First it was the government shutdown. Now it's a fight over whether or not to raise the debt ceiling. Our "lawmakers" are having it out again and, in the end, the losers could be us, the American public. What is the debt ceiling and how could not raising it--or defaulting--affect you?

Here is a simple definition of what the debt ceiling is.

It's a cap set by Congress on how much the government can borrow in order to pay its debts.

via Debt ceiling definition from CNBC.

Okay, that's easy enough to understand. But what does it mean for the economy and what would be the effects of a government default if the debt ceiling isn't raised? There are varying opinions on what a default would mean but, suffice to say, most economists say it could be extremely harmful to not our our economy but the world's as well. Here are some possibilities.

--Without an increase in the borrowing limit, the government couldn't pay other obligations on time, such as Social Security benefits, bills from government contractors and Medicare reimbursements.

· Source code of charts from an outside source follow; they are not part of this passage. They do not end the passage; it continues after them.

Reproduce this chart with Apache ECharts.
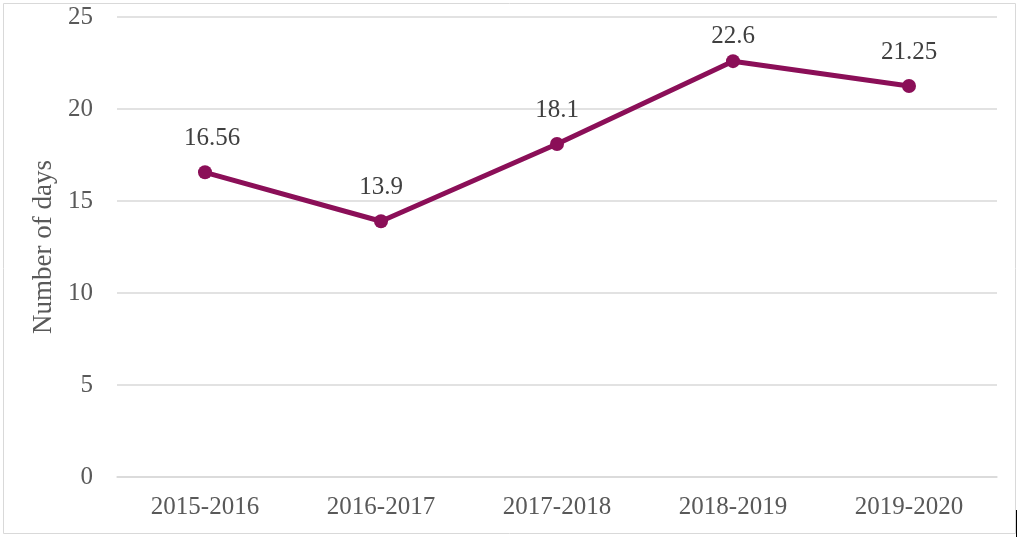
<!DOCTYPE html>
<html>
<head>
<meta charset="utf-8">
<script src="https://cdn.jsdelivr.net/npm/echarts@6/dist/echarts.min.js"></script>
<style>html,body{margin:0;padding:0;background:#fff;}#c{width:1019px;height:537px;}</style>
</head>
<body>
<div id="c"></div>
<script>
const categories = ['2015-2016', '2016-2017', '2017-2018', '2018-2019', '2019-2020'];
const values = [16.56, 13.9, 18.1, 22.6, 21.25];
const yTicks = [0, 5, 10, 15, 20, 25];
const yTitle = 'Number of days';

const FONT = '"Liberation Serif", serif';
const chart = echarts.init(document.getElementById('c'));
const data = values.map((v, i) => {
  const d = { value: v };
  if (i === 3) d.label = { distance: 5 };
  if (i === 0) d.label = { offset: [7, 0] };
  return d;
});
chart.setOption({
  animation: false,
  graphic: [{
    type: 'rect', shape: { x: 3.5, y: 3.5, width: 1012, height: 530 },
    style: { fill: 'none', stroke: '#d9d9d9', lineWidth: 1 }, silent: true, z: -1
  }, {
    type: 'line', shape: { x1: 1016.5, y1: 510, x2: 1016.5, y2: 537 },
    style: { stroke: '#000', lineWidth: 1 }, silent: true
  }],
  grid: { left: 117, right: 22, top: 17, bottom: 60 },
  xAxis: {
    type: 'category', data: categories, boundaryGap: true,
    axisLine: { show: true, lineStyle: { color: '#d9d9d9', width: 1.5 } },
    axisTick: { show: false },
    axisLabel: { color: '#595959', fontFamily: FONT, fontSize: 25, margin: 18 }
  },
  yAxis: {
    type: 'value', min: yTicks[0], max: yTicks[yTicks.length - 1], interval: 5,
    name: yTitle, nameLocation: 'middle', nameGap: 60,
    nameTextStyle: { color: '#595959', fontFamily: FONT, fontSize: 27 },
    axisLine: { show: false }, axisTick: { show: false },
    splitLine: { lineStyle: { color: '#d9d9d9', width: 1.5 } },
    axisLabel: { color: '#595959', fontFamily: FONT, fontSize: 25, margin: 24 }
  },
  series: [{
    type: 'line', data: data,
    symbol: 'circle', symbolSize: 14,
    lineStyle: { color: '#8b0f58', width: 5 },
    itemStyle: { color: '#8b0f58' },
    label: { show: true, position: 'top', distance: 14, color: '#404040', fontFamily: FONT, fontSize: 25 }
  }]
});
</script>
</body>
</html>
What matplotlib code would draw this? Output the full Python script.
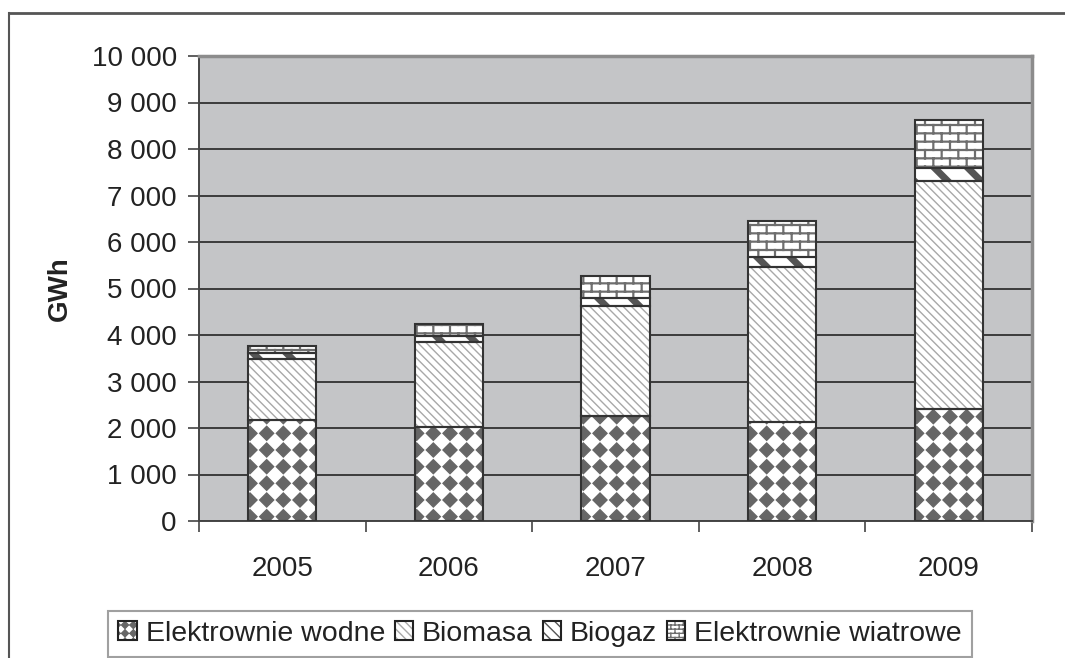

-- If the government couldn't pay veterans' benefits, federal employee salaries or other bills, investors would almost certainly demand higher interest rates at future Treasury auctions. That would drive up the cost to taxpayers of servicing the government's debt.

-- Stock markets would likely fall. Household wealth would shrink. Consumer confidence could plunge. Americans would cut back on spending. Higher rates on government debt would raise other borrowing costs, including mortgage rates.

A good many economists and business leaders are saying a long delay in increasing the debt limit is uncharted territory and is a place they have no interest in visiting.